Hers is a privileged life, but along the way there’s been no shortage of upheaval and loss.
Born to a Vietnamese mother and a French father, Paint’s past spans three continents, from hiding out in war-torn Vietnam, moving to France (where she was educated by nuns at a strict boarding school, as per her father’s dying instructions), then continuing her education in England, marrying a wealthy French businessman and eventually moving from Paris to Montreal.
Brutal winters aside, Paint immediately liked Canada. “In France, people aren’t as approachable as they are here,” she says, adding that this makes it simpler for her to connect with billionaire would-be clients in Canada.
“I’m a fighter,” says Paint, in her perfect French accent. “I wanted to show my family that I was capable of doing something on my own. And also I was hungry! Every day I was eating sardines…I was poor when I started in real estate.”
This was after her husband and two sons returned to their native France. The marriage was over. Paint was alone. Her husband (“old fashioned,” she says) had not wanted her to work. She had earned her real estate license without telling him. When he found out, he didn’t believe she would succeed.
“I will,” Paint recalls telling him.
“I had no money,” she says. “I stayed in Canada and I worked like a dog…All my life I was living in the shadow of somebody. I wanted to be in the light.”
Paint didn’t have to eat sardines for long. She made headway in top-tier neighbourhoods such as Westmount. Sometimes she was quoted by journalists, who along with her views on the luxury market would describe her posh car, her fondness for quality clothing and jewelry (“I’m a big shopper unfortunately”) and her take-no-prisoners approach in the pursuit of her goals.
She’s “pushy in a comic, self-deprecating way,” wrote one reporter.
Paint is the first to admit that she’s “not shy.” She enjoys telling the story of how she started selling houses and condos built by René Lépine (now deceased), considered to be among the all-time most powerful developers in Quebec. Apparently Paint burst into Lépine’s office unannounced and wound up staying for hours.
“I need properties to sell,” she insisted.
“He really pushed me in my career,” she says.
Lépine was once quoted stating that Paint’s secret is that “all she does is work, work, work.”

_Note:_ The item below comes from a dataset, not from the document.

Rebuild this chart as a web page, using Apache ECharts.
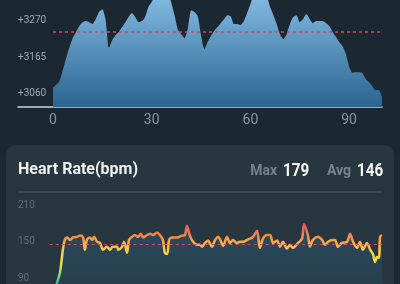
<!DOCTYPE html>
<html><head><meta charset="utf-8">
<script src="https://cdn.jsdelivr.net/npm/echarts@6/dist/echarts.min.js"></script>
<style>html,body{margin:0;padding:0;background:#1c2831;}#c{width:400px;height:284px;}</style>
</head><body><div id="c"></div>
<script>
// Altitude (top chart)
const altTime = [];
for (let i = 0; i <= 100; i++) altTime.push(i);
const altValues = [3077,3086,3097,3128,3162,3193,3219,3236,3253,3264,
  3267,3264,3259,3273,3293,3301,3270,3191,3213,3227,
  3236,3250,3264,3279,3290,3279,3264,3267,3279,3307,
  3321,3341,3361,3369,3361,3347,3318,3281,3242,3230,
  3219,3247,3298,3293,3281,3227,3188,3208,3225,3239,
  3250,3261,3273,3284,3281,3259,3259,3256,3267,3290,
  3315,3344,3364,3369,3361,3338,3307,3284,3259,3230,
  3216,3230,3259,3279,3284,3264,3273,3287,3273,3261,
  3267,3267,3267,3261,3253,3236,3222,3208,3196,3174,
  3139,3120,3122,3122,3120,3103,3094,3083,3071,3071,3051];
const altTicks = [3060, 3165, 3270];
const altAvg = 3238;
const timeTicks = [0, 30, 60, 90];

// Heart rate (bottom chart)
const hrTime = [0.6,1.2,2.1,3.0,3.6,4.3,5.2,6.1,7.3,8.2,
  9.1,9.7,10.3,11.2,11.9,12.5,13.4,14.3,15.2,16.4,
  17.3,18.2,19.5,19.8,21.0,21.6,22.5,23.1,24.0,24.9,
  25.8,26.7,27.4,28.6,29.5,30.4,31.6,32.5,33.4,34.0,
  34.7,35.3,36.2,37.7,39.2,40.1,40.7,41.6,42.6,43.8,
  44.7,45.3,46.2,47.1,48.3,49.2,50.2,51.1,51.7,52.9,
  53.8,54.7,55.9,56.8,57.8,59.0,59.9,60.8,62.0,62.9,
  63.8,65.0,66.0,66.9,68.1,69.0,69.9,71.1,72.0,72.9,
  74.5,75.7,76.3,77.5,78.1,79.0,80.5,81.8,82.7,83.6,
  84.8,85.7,86.6,87.8,89.4,90.3,91.2,92.4,93.3,94.2,
  95.4,96.4,97.3,97.9,98.5,99.1,99.4,100.0];
const hrBpm = [72,83,99,137,153,157,153,157,158,160,
  158,137,153,157,153,158,150,148,137,142,
  137,142,142,137,142,150,132,153,158,161,
  158,163,157,161,163,161,165,161,153,132,
  130,153,157,157,160,161,176,160,150,145,
  145,142,148,152,142,152,158,150,143,158,
  148,153,148,150,150,153,155,158,168,140,
  155,161,161,148,152,142,150,139,145,140,
  148,155,179,160,142,153,158,153,145,150,
  153,153,142,148,150,163,150,140,150,137,
  148,137,129,117,125,124,158,161];
const hrTicks = [90, 150, 210];
const hrMax = 179, hrAvg = 146;
const hrTitle = 'Heart Rate(bpm)';

const altData = altTime.map((t, i) => [t, altValues[i]]);
const hrData = hrTime.map((t, i) => [t, hrBpm[i]]);

const chart = echarts.init(document.getElementById('c'), null, {renderer: 'canvas'});
const font = 'Roboto, "Noto Sans", sans-serif';
chart.setOption({
  animation: false,
  backgroundColor: '#1c2831',
  textStyle: {fontFamily: font},
  graphic: [
    {type: 'rect', z: -10, shape: {x: 6, y: 145, width: 388, height: 170, r: 10}, style: {fill: '#28363f'}},
    {type: 'line', z: 1, shape: {x1: 18, y1: 192, x2: 382, y2: 192}, style: {stroke: '#4b5963', lineWidth: 1}},
    {type: 'text', z: 5, x: 18, y: 170, style: {text: hrTitle, fontSize: 16, fontWeight: 'bold', fontFamily: font, fill: '#eef2f4', textAlign: 'left', textVerticalAlign: 'middle'}},
    {type: 'text', z: 5, x: 277, y: 171, style: {text: 'Max', fontSize: 14, fontWeight: 'bold', fontFamily: font, fill: '#74838e', textAlign: 'right', textVerticalAlign: 'middle'}},
    {type: 'text', z: 5, x: 283, y: 171, scaleX: 0.8, style: {text: String(hrMax), fontSize: 19, fontWeight: 'bold', fontFamily: font, fill: '#f4f6f7', textAlign: 'left', textVerticalAlign: 'middle'}},
    {type: 'text', z: 5, x: 351, y: 171, style: {text: 'Avg', fontSize: 14, fontWeight: 'bold', fontFamily: font, fill: '#74838e', textAlign: 'right', textVerticalAlign: 'middle'}},
    {type: 'text', z: 5, x: 357, y: 171, scaleX: 0.8, style: {text: String(hrAvg), fontSize: 19, fontWeight: 'bold', fontFamily: font, fill: '#f4f6f7', textAlign: 'left', textVerticalAlign: 'middle'}}
  ],
  grid: [
    {left: 18, right: 18, top: 0, height: 107},
    {left: 18, right: 18, top: 205, height: 79}
  ],
  xAxis: [
    {type: 'value', gridIndex: 0, min: -10.64, max: 100,
     axisLine: {show: true, lineStyle: {color: '#c9d6dd', width: 1.5}},
     axisTick: {show: false}, splitLine: {show: false},
     axisLabel: {customValues: timeTicks, color: '#8796a0', fontSize: 14, margin: 6, fontFamily: font}},
    {type: 'value', gridIndex: 1, min: -10.64, max: 100, show: false}
  ],
  yAxis: [
    {type: 'value', gridIndex: 0, min: 3023, max: 3327,
     axisLine: {show: false}, axisTick: {show: false}, splitLine: {show: false},
     axisLabel: {customValues: altTicks, inside: true, margin: 0, color: '#9eabb4', fontSize: 10,
       formatter: v => '+' + String(Math.round(v)), fontFamily: font}},
    {type: 'value', gridIndex: 1, min: 81, max: 210,
     axisLine: {show: false}, axisTick: {show: false}, splitLine: {show: false},
     axisLabel: {customValues: hrTicks, inside: true, margin: 0, color: '#5f6f7a', fontSize: 10, fontFamily: font}}
  ],
  visualMap: [{
    type: 'continuous', show: false, seriesIndex: 1, dimension: 1,
    min: 70, max: 180,
    inRange: {color: ['#2f6fe0', '#3fc8a0', '#a8e060', '#f0e040', '#f8d440', '#f6b042', '#f07a4c', '#e4486a']}
  }],
  series: [
    {type: 'line', xAxisIndex: 0, yAxisIndex: 0, data: altData, symbol: 'none', smooth: 0.2,
     color: '#6fa9d6',
     lineStyle: {width: 0},
     areaStyle: {opacity: 1, color: new echarts.graphic.LinearGradient(0, 0, 0, 1, [
       {offset: 0, color: '#8ac2e9'}, {offset: 1, color: '#2b6490'}])},
     markLine: {silent: true, symbol: 'none', label: {show: false}, z: 10,
       lineStyle: {color: '#ee3d55', type: [3, 3], width: 1.5, opacity: 1},
       data: [[{coord: [0, altAvg]}, {coord: [100, altAvg]}]]}
    },
    {type: 'line', xAxisIndex: 1, yAxisIndex: 1, data: hrData, symbol: 'none', smooth: 0.3,
     lineStyle: {width: 2.5},
     areaStyle: {opacity: 1, color: new echarts.graphic.LinearGradient(0, 0, 0, 1, [
       {offset: 0, color: '#2b4b5e'}, {offset: 1, color: '#253e4d'}])},
     markLine: {silent: true, symbol: 'none', label: {show: false},
       lineStyle: {color: '#cf4f6a', type: [3, 3], width: 1},
       data: [[{coord: [-1, hrAvg]}, {coord: [100, hrAvg]}]]}
    }
  ]
});
</script>
</body></html>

For many years now, Paint has headed up a small team, which has lightened her load. Tristan Bournot, a team sales rep who doubles as Paint’s marketing manager, sees her as “a trail blazer, a bit of an icon.”
He divulges, laughing, that Paint makes very sure that all her team members are well dressed.
“I impose the style I want,” says Paint. “Image is important.”
She explains that she “tries to be low profile but show that I have succeeded in life.” To this end she drives a Porsche (two actually), on the premise that it ensures that clients won’t think she “can’t afford a decent car.”
Bournot has observed that as a result of Paint’s status, many competing agents “would like to retire her.”
Among Paint’s inspirations she includes this quote from Juvenal, a Roman poet: “I want it. I order it, that my will take the place of reason.”
Whatever that means, it seems to point to the likelihood that Paint won’t be allowing anyone to ‘retire’ her anytime soon.